### What is asked
Tally every line of the listing below that holds "React", then give the tally alone.

### Provided material
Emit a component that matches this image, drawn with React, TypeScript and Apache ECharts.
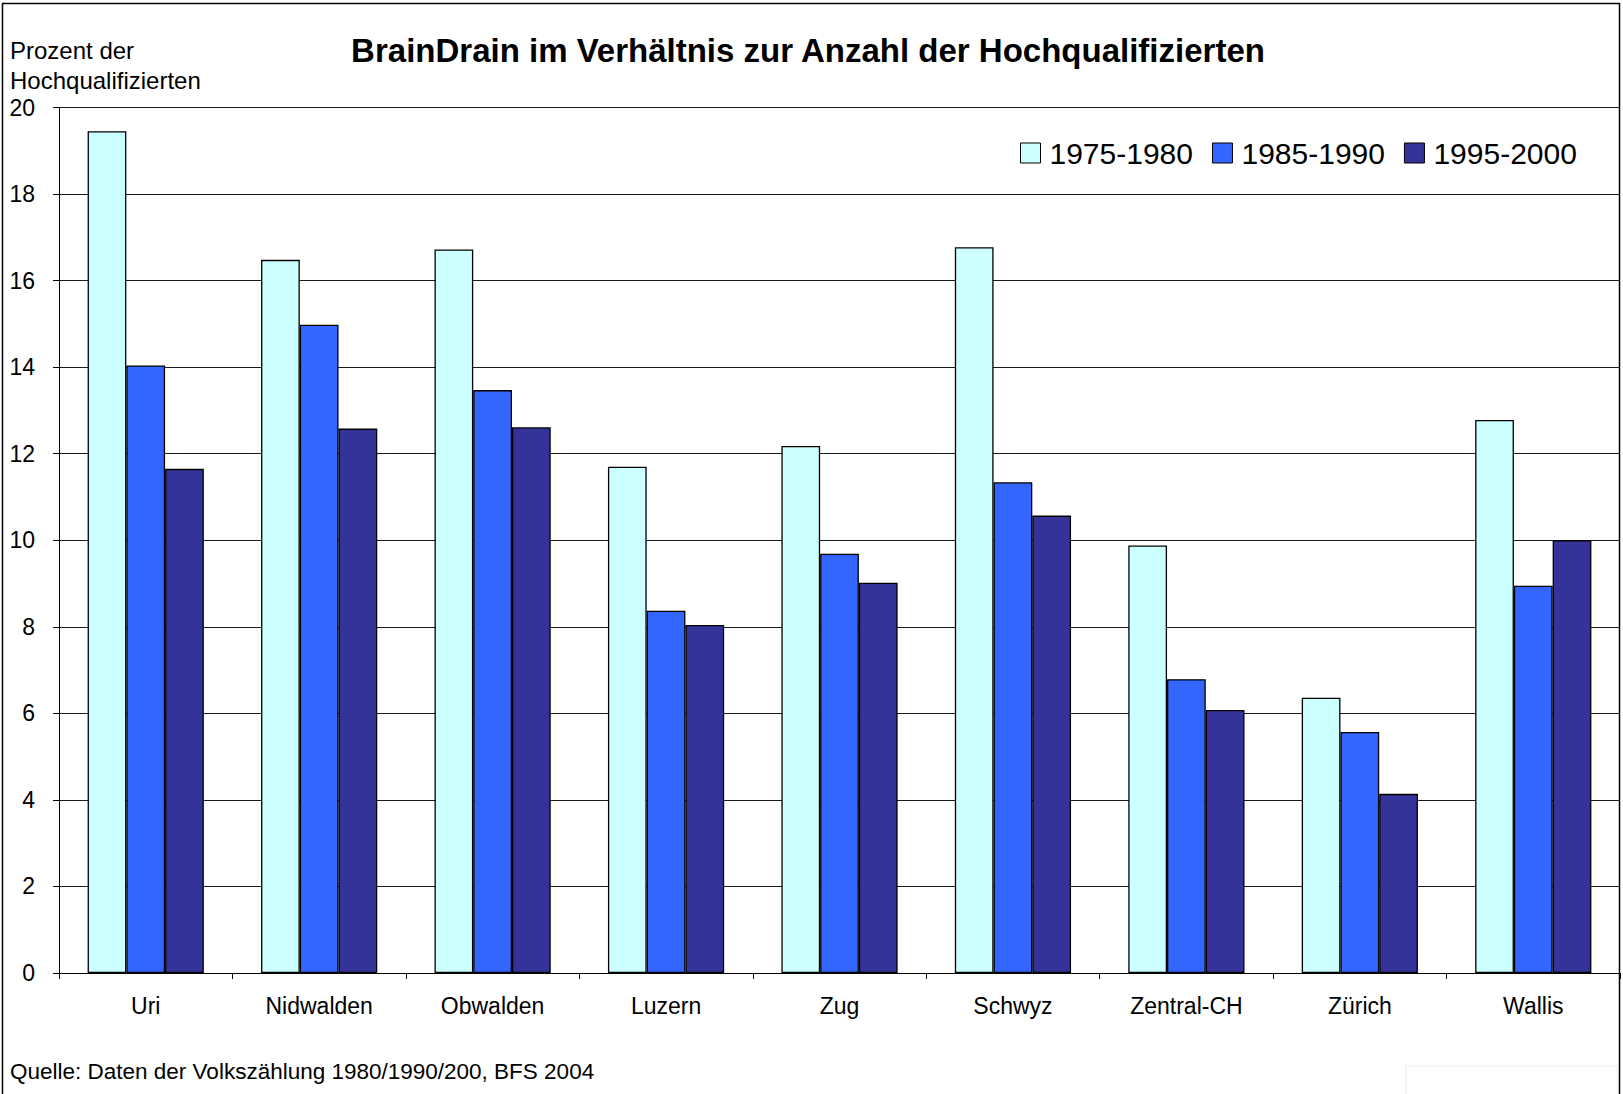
import React, { useEffect, useRef } from "react";
import * as echarts from "echarts";

const categories = ["Uri", "Nidwalden", "Obwalden", "Luzern", "Zug", "Schwyz", "Zentral-CH", "Zürich", "Wallis"];
const seriesNames = ["1975-1980", "1985-1990", "1995-2000"];
const values1975 = [19.45, 16.48, 16.72, 11.7, 12.18, 16.77, 9.88, 6.36, 12.78];
const values1985 = [14.04, 14.98, 13.47, 8.37, 9.69, 11.34, 6.79, 5.57, 8.95];
const values1995 = [11.65, 12.58, 12.61, 8.04, 9.02, 10.57, 6.08, 4.14, 10.0];
const colors = ["#CCFFFF", "#3366FF", "#333399"];
const titleText = "BrainDrain im Verhältnis zur Anzahl der Hochqualifizierten";
const yAxisName = "Prozent der\nHochqualifizierten";
const sourceText = "Quelle: Daten der Volkszählung 1980/1990/200, BFS 2004";

const FONT = "'Liberation Sans', Arial, sans-serif";

export default function App() {
  const ref = useRef<HTMLDivElement>(null);
  useEffect(() => {
    document.body.style.margin = "0";
    if (!ref.current) return;
    const chart = echarts.init(ref.current, null, { renderer: "svg" });
    const data = [values1975, values1985, values1995];
    chart.setOption({
      animation: false,
      backgroundColor: "#fff",
      textStyle: { fontFamily: FONT },
      title: {
        text: titleText,
        left: 803,
        textAlign: "center",
        top: 29,
        textStyle: { fontFamily: FONT, fontSize: 33, fontWeight: "bold", color: "#000" },
      },
      legend: {
        left: 1015,
        top: 133,
        itemWidth: 20,
        itemHeight: 20,
        itemGap: 19,
        icon: "rect",
        itemStyle: { borderColor: "#000", borderWidth: 1 },
        textStyle: { fontFamily: FONT, fontSize: 30, color: "#000", padding: [0, 0, 0, 4] },
        data: seriesNames,
      },
      grid: { left: 59, top: 107.5, right: 3, bottom: 121, containLabel: false },
      xAxis: {
        type: "category",
        data: categories,
        axisLine: { lineStyle: { color: "#000", width: 1 } },
        axisTick: { show: true, length: 6, lineStyle: { color: "#000" } },
        axisLabel: { fontFamily: FONT, fontSize: 23, color: "#000", margin: 21 },
      },
      yAxis: {
        type: "value",
        min: 0,
        max: 20,
        interval: 2,
        axisLine: { show: true, lineStyle: { color: "#000", width: 1 } },
        axisTick: { show: true, length: 6, lineStyle: { color: "#000" } },
        axisLabel: { fontFamily: FONT, fontSize: 23, color: "#000", margin: 24 },
        splitLine: { show: true, lineStyle: { color: "#1a1a1a", width: 1 } },
      },
      series: seriesNames.map((name, i) => ({
        name,
        type: "bar",
        data: data[i],
        barGap: "0%",
        barCategoryGap: "33%",
        itemStyle: { color: colors[i], borderColor: "#000", borderWidth: 1.3 },
      })),
      graphic: [
        {
          type: "rect",
          shape: { x: 2.5, y: 3.5, width: 1617, height: 1100 },
          style: { fill: "none", stroke: "#000", lineWidth: 1.5 },
          silent: true,
        },
        {
          type: "rect",
          shape: { x: 1406, y: 1066, width: 211, height: 40 },
          style: { fill: "none", stroke: "#eeeeee", lineWidth: 1 },
          silent: true,
        },
        {
          type: "text",
          left: 10,
          top: 35,
          style: { text: yAxisName, fontFamily: FONT, fontSize: 24, lineHeight: 30, fill: "#000" },
        },
        {
          type: "text",
          left: 10,
          top: 1060,
          style: { text: sourceText, fontFamily: FONT, fontSize: 22.5, fill: "#000" },
        },
      ],
    });
    return () => chart.dispose();
  }, []);
  return <div ref={ref} style={{ width: 1623, height: 1094 }} />;
}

### Solution
2